Comment from infoDOCKET Founder/Editor Gary Price:
It would interesting (and useful) to research and learn how many of these books and other sources are available REMOTELY and 24x7x365 (with a library card) from various public libraries around the U.S. and if library users were aware of these services/resources vs. paying for access to a collection. It also shows that some consumers are willing to pay a monthly fee for content that libraries also pay for/subsidize (with tax dollars) and then offer to cardholders at no charge.
In other words, what does Scribd and services like it mean in the long term for public library services especially if they are not promoted/marketed to current and potential users? These are not new questions. However, perhaps this is the time to find answers, discuss, plan?

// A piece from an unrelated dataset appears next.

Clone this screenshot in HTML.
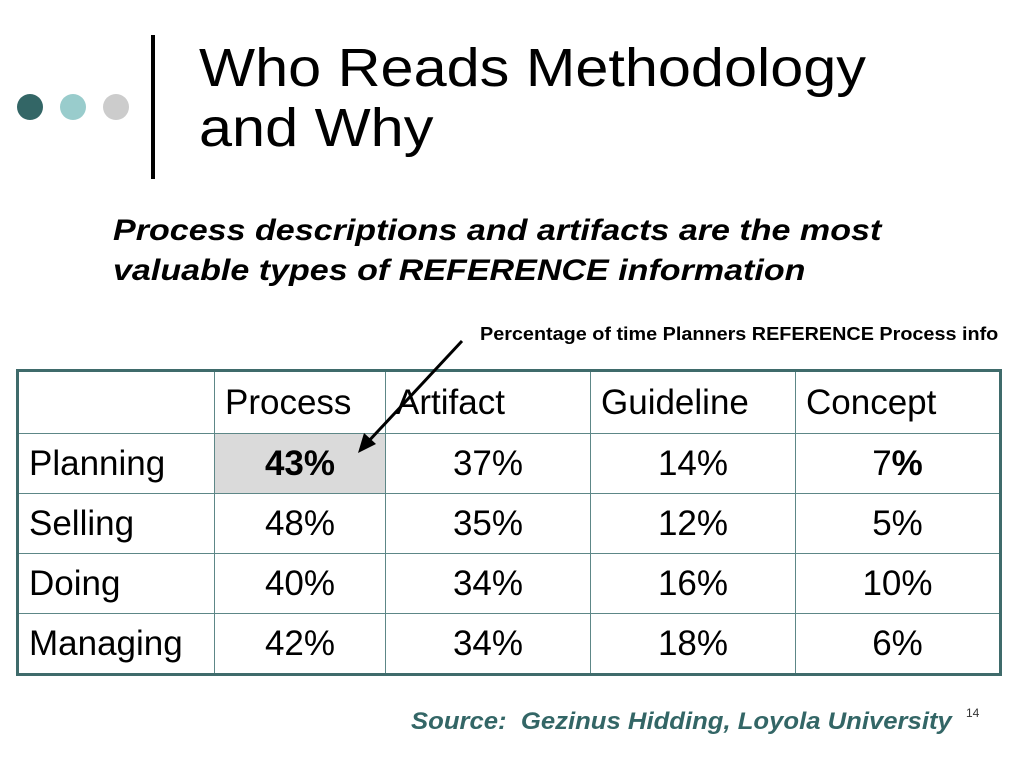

Scribd’s $8.99/month subscription service started out with only ebooks. Over time, it’s expanded to audiobooks, sheet music, documents, magazines — and, as of Tuesday, newspapers. “Select articles” from The New York Times, The Wall Street Journal, and The Guardian, as well as some archival content from the Financial Times, will now be available to Scribd subscribers.
And Scribd says there are quite a lot of subscribers: The service now has over half a million paying subscribers, paying $8.99 a month, and the company is profitable. I was so surprised by the subscriber number that I asked CEO Trip Adler to repeat himself; it’s true, he said: “We have a $50 million revenue run rate.” The San Francisco–based company now has more than 110 employees.